Information paradox in a Kerr-Newman black hole under generalized Hawking radiation

Abstract

Analogous to the calculation method of the interior volume inside a spherically symmetric black hole, we calculate the interior volume of a Kerr-Newman black hole. After that, we propose the generalized Stefan-Boltzmann law which can be used to investigate Hawking radiation with energy, charge and angular momentum. Based on it, the proportional relation between the entropy of the scalar field in the interior volume of the Kerr-Newman black hole and Bekenstein-Hawking entropy under generalized Hawking radiation has been investigated. Comparing to Hawking radiation without charge and angular momentum, we find that no matter the particles radiated from the black hole take charge and angular momentum or not, the two types of entropy remain the same proportional relation expression. Furthermore, the proportionality coefficient of the two types of entropy has been analyzed and discussed. It is found that the two types of entropy are approximately proportional to each other in an infinitesimal process except the late stage of Hawking radiation. Moreover, the proportional relation can degenerate to the Schwarzschild case when the charge and angular momentum of the black hole completely disappear.
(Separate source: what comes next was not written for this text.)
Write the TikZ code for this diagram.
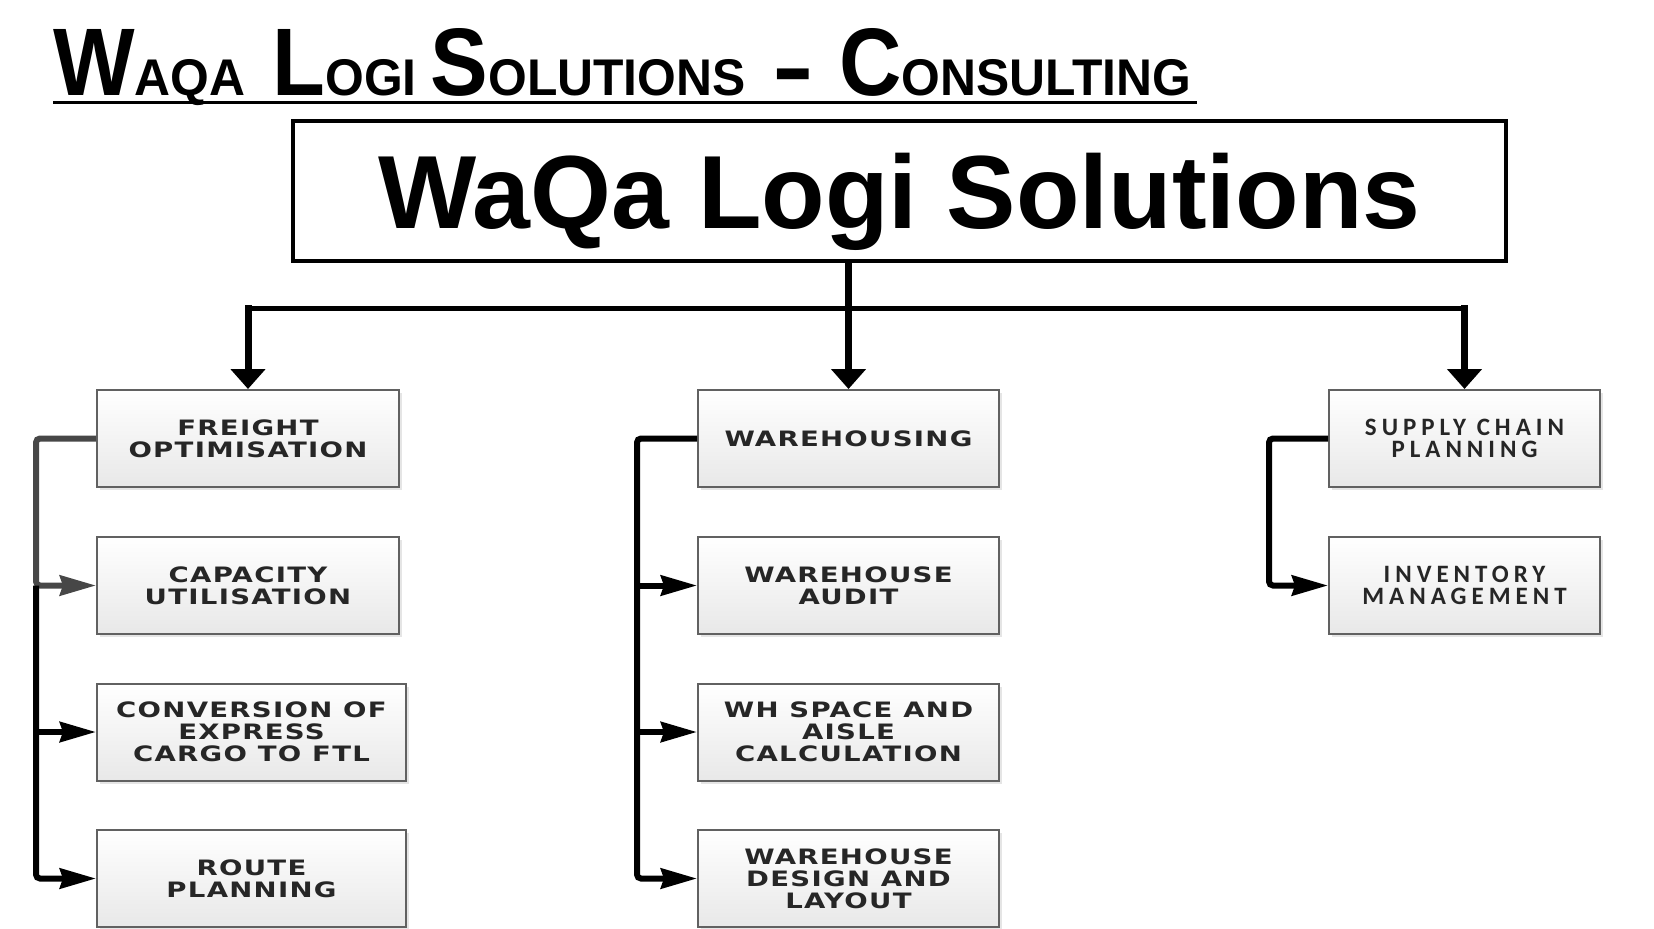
\documentclass[tikz,border=0pt]{standalone}
\usepackage{fontspec}
\setmainfont{Liberation Sans}
\newfontfamily\boxfont{DejaVu Sans}[FakeStretch=1.3,LetterSpace=6]
\newfontfamily\scfont{Carlito}[LetterSpace=20]
\usetikzlibrary{arrows.meta,shadows,calc}
\newcommand\BigC[1]{\scalebox{0.9}[1]{\bfseries\fontsize{48}{50}\selectfont #1}}
\newcommand\SmC[1]{\scalebox{0.965}[1]{\bfseries\fontsize{25.8}{28}\selectfont #1}}
\tikzset{
  sbox/.style={draw=black!62, line width=1pt, top color=white, bottom color=black!9,
    drop shadow={shadow xshift=1.6pt, shadow yshift=-1.6pt, opacity=0.22, fill=black!45},
    minimum height=48.5pt, inner sep=0pt, align=center, text=black!85,
    font={\boxfont\bfseries\fontsize{10.6}{11}\selectfont}},
  scbox/.style={sbox, font={\scfont\bfseries\fontsize{12.5}{11}\selectfont}},
  hline/.style={line width=2.5pt, line cap=rect},
  vdrop/.style={line width=3.5pt, -{Triangle[length=10pt,width=17pt]}},
  sline/.style={line width=3pt, rounded corners=2pt, -{Stealth[length=18pt,width=10pt,inset=1.5pt]}}
}
\begin{document}
\begin{tikzpicture}[x=0.5pt,y=-0.5pt]
\path[use as bounding box, fill=white] (0,0) rectangle (1654,928);
\clip (0,0) rectangle (1654,928);

% header
\node[anchor=base west, inner sep=0pt] (hdr) at (53,95)
  {\BigC{W}\SmC{AQA}\hspace{13.5pt}\BigC{L}\SmC{OGI}\hspace{7pt}\BigC{S}\SmC{OLUTIONS}\hspace{15pt}{\bfseries\fontsize{32}{34}\selectfont\raisebox{-4.3pt}{\scalebox{1}[1.7]{–}}}\hspace{14pt}\BigC{C}\SmC{ONSULTING}};
\draw[line width=1.5pt] (53,102) -- (1197,102);

% main box
\node[draw, line width=2pt, minimum width=606.5pt, minimum height=70pt, inner sep=0pt,
  text height=37.2pt, text depth=0pt, font={\bfseries\fontsize{52}{56}\selectfont}]
  (top) at (899.5,191) {WaQa Logi Solutions};

% column 1
\node[sbox, minimum width=151pt] (fr) at (248,438.5) {FREIGHT\\OPTIMISATION};
\node[sbox, minimum width=151pt] (ca) at (248,585.5) {CAPACITY\\UTILISATION};
\node[sbox, minimum width=154.5pt] (cv) at (251.5,732) {CONVERSION OF\\EXPRESS\\CARGO TO FTL};
\node[sbox, minimum width=154.5pt] (ro) at (251.5,878.5) {ROUTE\\PLANNING};
% column 2
\node[sbox, minimum width=150.5pt] (wh) at (848.5,438.5) {WAREHOUSING};
\node[sbox, minimum width=150.5pt] (wa) at (848.5,585.5) {WAREHOUSE\\AUDIT};
\node[sbox, minimum width=150.5pt] (ws) at (848.5,732) {WH SPACE AND\\AISLE\\CALCULATION};
\node[sbox, minimum width=150.5pt] (wd) at (848.5,878.5) {WAREHOUSE\\DESIGN AND\\LAYOUT};
% column 3
\node[scbox, minimum width=135.5pt] (sc) at (1464.5,438.5) {SUPPLY CHAIN\\PLANNING};
\node[scbox, minimum width=135.5pt] (im) at (1464.5,585.5) {INVENTORY\\MANAGEMENT};

% top connectors
\coordinate (bj) at (848,308);
\draw[hline] (fr.north |- bj) -- (sc.north |- bj);
\draw[vdrop, line cap=rect] (fr.north |- bj) -- (fr.north);
\draw[vdrop, line cap=rect] (sc.north |- bj) -- (sc.north);
\draw[vdrop] (wh.north |- top.south) -- (wh.north);

% column 1 connectors
\coordinate (k1) at ($(fr.west)+(-60,0)$);
\draw[sline, black!72] (fr.west) -- (k1) |- (ca.west);
\draw[sline] (k1 |- ca.west) |- (ro.west);
\draw[sline] (k1 |- cv.west) -- (cv.west);

% column 2 connectors
\coordinate (k2) at ($(wh.west)+(-60,0)$);
\draw[sline] (wh.west) -- (k2) |- (wd.west);
\draw[sline] (k2 |- wa.west) -- (wa.west);
\draw[sline] (k2 |- ws.west) -- (ws.west);

% column 3 connectors
\coordinate (k3) at ($(sc.west)+(-59,0)$);
\draw[sline] (sc.west) -- (k3) |- (im.west);
\end{tikzpicture}
\end{document}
It illustrates that, for a Kerr-Newman black hole, different from Hawking radiation carrying only energy, the extremal black hole will technically not prevent and stop the evaporation anymore under generalized Hawking radiation, and the proportional relation obtained is applicable to investigate the evolution relation between the two types of entropy under an arbitrary Hawking radiation. Finally, based on the evolution of the proportional relation under generalized Hawking radiation, the black hole information paradox is brought up again and discussed more deeply.